*Written instruction*
Exact reproduction of the data is required, with images excluded.

*Dataset excerpt*
◇ ◇ ◇ ◇ ◇

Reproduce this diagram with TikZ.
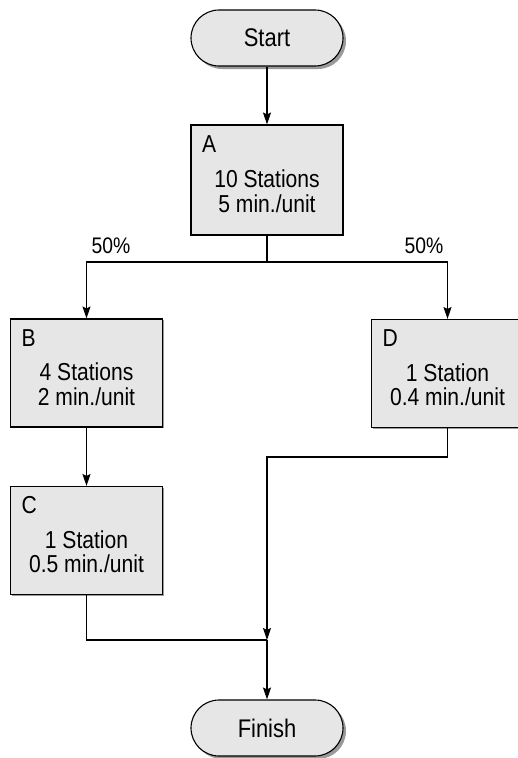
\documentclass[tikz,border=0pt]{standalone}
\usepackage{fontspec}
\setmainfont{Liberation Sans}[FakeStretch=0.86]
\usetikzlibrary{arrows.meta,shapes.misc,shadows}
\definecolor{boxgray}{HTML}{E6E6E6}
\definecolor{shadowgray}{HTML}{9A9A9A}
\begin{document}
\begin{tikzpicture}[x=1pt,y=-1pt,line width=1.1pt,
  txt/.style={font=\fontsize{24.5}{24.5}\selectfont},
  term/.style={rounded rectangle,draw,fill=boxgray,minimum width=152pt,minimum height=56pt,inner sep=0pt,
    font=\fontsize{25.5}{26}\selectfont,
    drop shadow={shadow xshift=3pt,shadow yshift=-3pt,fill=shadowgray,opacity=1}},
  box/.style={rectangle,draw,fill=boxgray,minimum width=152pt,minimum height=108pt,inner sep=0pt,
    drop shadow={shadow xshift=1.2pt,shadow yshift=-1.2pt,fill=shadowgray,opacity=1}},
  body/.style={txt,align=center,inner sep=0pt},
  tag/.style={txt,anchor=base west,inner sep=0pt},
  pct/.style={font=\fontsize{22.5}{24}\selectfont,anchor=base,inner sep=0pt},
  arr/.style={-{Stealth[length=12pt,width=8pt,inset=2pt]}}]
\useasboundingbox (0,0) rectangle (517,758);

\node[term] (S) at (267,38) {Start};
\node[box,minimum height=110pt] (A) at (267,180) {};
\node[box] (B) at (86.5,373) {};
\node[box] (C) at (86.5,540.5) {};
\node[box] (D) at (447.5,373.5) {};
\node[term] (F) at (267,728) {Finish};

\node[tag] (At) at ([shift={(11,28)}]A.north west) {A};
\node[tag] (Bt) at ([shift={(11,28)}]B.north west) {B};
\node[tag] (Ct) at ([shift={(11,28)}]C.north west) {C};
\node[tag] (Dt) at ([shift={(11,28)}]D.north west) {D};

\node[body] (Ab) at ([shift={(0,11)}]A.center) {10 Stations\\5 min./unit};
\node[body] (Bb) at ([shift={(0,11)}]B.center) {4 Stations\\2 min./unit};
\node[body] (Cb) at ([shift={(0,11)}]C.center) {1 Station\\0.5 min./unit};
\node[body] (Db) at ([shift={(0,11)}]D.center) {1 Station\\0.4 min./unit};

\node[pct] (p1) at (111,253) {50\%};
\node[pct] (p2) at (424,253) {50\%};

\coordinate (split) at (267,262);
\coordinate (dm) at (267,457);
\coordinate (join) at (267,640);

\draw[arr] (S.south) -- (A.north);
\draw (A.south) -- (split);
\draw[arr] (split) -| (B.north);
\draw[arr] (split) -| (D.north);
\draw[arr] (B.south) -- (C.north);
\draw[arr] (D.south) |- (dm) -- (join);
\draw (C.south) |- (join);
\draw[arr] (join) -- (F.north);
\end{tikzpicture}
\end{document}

◇ ◇ ◇ ◇ ◇

*Task answer*
Reproduce this diagram with TikZ.
\documentclass[tikz,border=0pt]{standalone}
\usepackage{fontspec}
\setmainfont{Liberation Sans}[FakeStretch=0.86]
\usetikzlibrary{arrows.meta,shapes.misc,shadows}
\definecolor{boxgray}{HTML}{E6E6E6}
\definecolor{shadowgray}{HTML}{9A9A9A}
\begin{document}
\begin{tikzpicture}[x=1pt,y=-1pt,line width=1.1pt,
  txt/.style={font=\fontsize{24.5}{24.5}\selectfont},
  term/.style={rounded rectangle,draw,fill=boxgray,minimum width=152pt,minimum height=56pt,inner sep=0pt,
    font=\fontsize{25.5}{26}\selectfont,
    drop shadow={shadow xshift=3pt,shadow yshift=-3pt,fill=shadowgray,opacity=1}},
  box/.style={rectangle,draw,fill=boxgray,minimum width=152pt,minimum height=108pt,inner sep=0pt,
    drop shadow={shadow xshift=1.2pt,shadow yshift=-1.2pt,fill=shadowgray,opacity=1}},
  body/.style={txt,align=center,inner sep=0pt},
  tag/.style={txt,anchor=base west,inner sep=0pt},
  pct/.style={font=\fontsize{22.5}{24}\selectfont,anchor=base,inner sep=0pt},
  arr/.style={-{Stealth[length=12pt,width=8pt,inset=2pt]}}]
\useasboundingbox (0,0) rectangle (517,758);

\node[term] (S) at (267,38) {Start};
\node[box,minimum height=110pt] (A) at (267,180) {};
\node[box] (B) at (86.5,373) {};
\node[box] (C) at (86.5,540.5) {};
\node[box] (D) at (447.5,373.5) {};
\node[term] (F) at (267,728) {Finish};

\node[tag] (At) at ([shift={(11,28)}]A.north west) {A};
\node[tag] (Bt) at ([shift={(11,28)}]B.north west) {B};
\node[tag] (Ct) at ([shift={(11,28)}]C.north west) {C};
\node[tag] (Dt) at ([shift={(11,28)}]D.north west) {D};

\node[body] (Ab) at ([shift={(0,11)}]A.center) {10 Stations\\5 min./unit};
\node[body] (Bb) at ([shift={(0,11)}]B.center) {4 Stations\\2 min./unit};
\node[body] (Cb) at ([shift={(0,11)}]C.center) {1 Station\\0.5 min./unit};
\node[body] (Db) at ([shift={(0,11)}]D.center) {1 Station\\0.4 min./unit};

\node[pct] (p1) at (111,253) {50\%};
\node[pct] (p2) at (424,253) {50\%};

\coordinate (split) at (267,262);
\coordinate (dm) at (267,457);
\coordinate (join) at (267,640);

\draw[arr] (S.south) -- (A.north);
\draw (A.south) -- (split);
\draw[arr] (split) -| (B.north);
\draw[arr] (split) -| (D.north);
\draw[arr] (B.south) -- (C.north);
\draw[arr] (D.south) |- (dm) -- (join);
\draw (C.south) |- (join);
\draw[arr] (join) -- (F.north);
\end{tikzpicture}
\end{document}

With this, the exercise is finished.